Merging two schools is no easy task, but Lloyd Svendsbye deftly guided the process in which Luther Theological and Northwestern Lutheran Theological seminaries became one.
Under his leadership the neighboring seminaries on Como Avenue in St. Paul merged in 1980 to become what is now known as Luther Seminary.
Several years later Svendsbye was involved in an even bigger merger. He served on the commission that oversaw the creation of the Evangelical Lutheran Church in America, a merger of the Lutheran Church in America, the American Lutheran Church and the Association of Evangelical Lutheran Churches.

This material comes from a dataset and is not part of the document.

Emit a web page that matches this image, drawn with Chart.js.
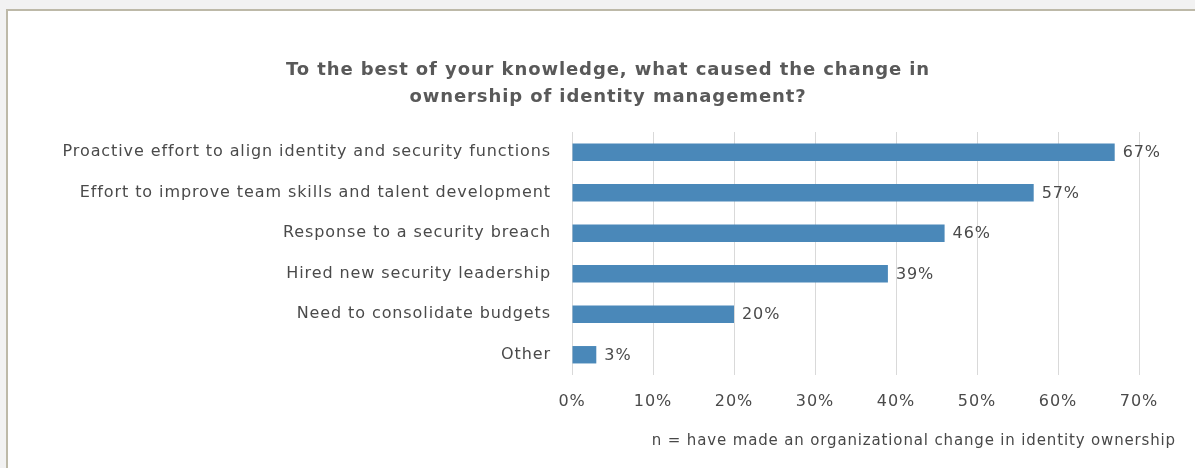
<!DOCTYPE html>
<html>
<head>
<meta charset="utf-8">
<script src="https://cdn.jsdelivr.net/npm/chart.js@4"></script>
<style>
  html, body { margin: 0; padding: 0; background: #f2f2f2; overflow: hidden; width: 1195px; height: 468px; }
  #frame {
    position: absolute; left: 6px; top: 9px; width: 1189px; height: 459px;
    background: #fff; border-left: 2px solid #bdb9a8; border-top: 2px solid #bdb9a8;
  }
  #wrap { position: absolute; left: 0; top: 0; width: 1195px; height: 468px; }
  #note {
    position: absolute; right: 19px; top: 431px; letter-spacing: 0.85px;
    font-family: "DejaVu Sans", sans-serif; font-size: 15px; color: #484848;
  }
</style>
</head>
<body>
<div id="frame"></div>
<div id="wrap"><canvas id="ownerChart"></canvas></div>
<div id="note">n = have made an organizational change in identity ownership</div>
<script>
// Reasons and share of respondents (%)
const reasons = [
  'Proactive effort to align identity and security functions',
  'Effort to improve team skills and talent development',
  'Response to a security breach',
  'Hired new security leadership',
  'Need to consolidate budgets',
  'Other'
];
const shares = [67, 57, 46, 39, 20, 3];
const axisTicks = [0, 10, 20, 30, 40, 50, 60, 70];

const labelFont = { family: '"DejaVu Sans", sans-serif', size: 16 };
const textColor = '#4a4a4a';

// Wider tracking for all canvas text
const wideText = {
  id: 'wideText',
  beforeDraw(chart) {
    chart.ctx.letterSpacing = '0.9px';
  }
};

// Center the title a little right of the full width
const titleShift = {
  id: 'titleShift',
  afterLayout(chart) {
    const t = chart.titleBlock;
    if (t) {
      t.left += 56;
    }
  }
};

// Percent labels at the end of each bar
const barValueLabels = {
  id: 'barValueLabels',
  afterDatasetsDraw(chart) {
    const ctx = chart.ctx;
    const meta = chart.getDatasetMeta(0);
    ctx.save();
    ctx.font = '16px "DejaVu Sans", sans-serif';
    ctx.fillStyle = textColor;
    ctx.textAlign = 'left';
    ctx.textBaseline = 'middle';
    meta.data.forEach((bar, i) => {
      ctx.fillText(shares[i] + '%', bar.x + 8, bar.y + 1);
    });
    ctx.restore();
  }
};

document.addEventListener('DOMContentLoaded', () => {
  const ctx = document.getElementById('ownerChart').getContext('2d');
  new Chart(ctx, {
    type: 'bar',
    data: {
      labels: reasons,
      datasets: [{
        data: shares,
        backgroundColor: '#4a88b9',
        barPercentage: 0.86,
        categoryPercentage: 0.5
      }]
    },
    options: {
      indexAxis: 'y',
      responsive: true,
      maintainAspectRatio: false,
      animation: false,
      layout: { padding: { left: 21, right: 56, top: 0, bottom: 0 } },
      scales: {
        x: {
          min: 0,
          max: 70,
          afterBuildTicks: scale => { scale.ticks = axisTicks.map(v => ({ value: v })); },
          afterFit: scale => { scale.height = 93; },
          grid: { color: '#d9d9d9', lineWidth: 1, drawTicks: false },
          border: { display: false },
          ticks: {
            padding: 17,
            color: textColor,
            font: labelFont,
            callback: v => v + '%'
          }
        },
        y: {
          afterFit: scale => { scale.width = 551; },
          grid: { display: false, drawTicks: false },
          border: { display: false },
          ticks: { padding: 21, color: textColor, font: labelFont }
        }
      },
      plugins: {
        legend: { display: false },
        tooltip: { enabled: false },
        title: {
          display: true,
          text: ['To the best of your knowledge, what caused the change in', 'ownership of identity management?'],
          color: '#595959',
          font: { family: '"DejaVu Sans", sans-serif', size: 18, weight: 'bold', lineHeight: 1.5 },
          padding: { top: 57, bottom: 21 }
        }
      }
    },
    plugins: [wideText, titleShift, barValueLabels]
  });
});
</script>
</body>
</html>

Svendsbye died March 2 after suffering a stroke at Colony, a senior living facility in Eden Prairie where he had lived the past three years. He was 83.
Svendsbye was president of the combined seminary until 1987. During his tenure the school opened the Lay School of Theology, the theological journal Word & World debuted, and the first female professor was called to a tenure-track position.
"He was a consummate strategist, a tenaciously hard worker," said Roland Martinson, a professor emeritus of Children, Youth and Family Ministry whom Svendsbye hired as dean of students.
His studied religion and church history at Concordia College in Moorhead, Minn.
"One of the reasons he loved church history is that it gave one not only a license but a mandate to look at everything, the ideas and their context," Martinson said.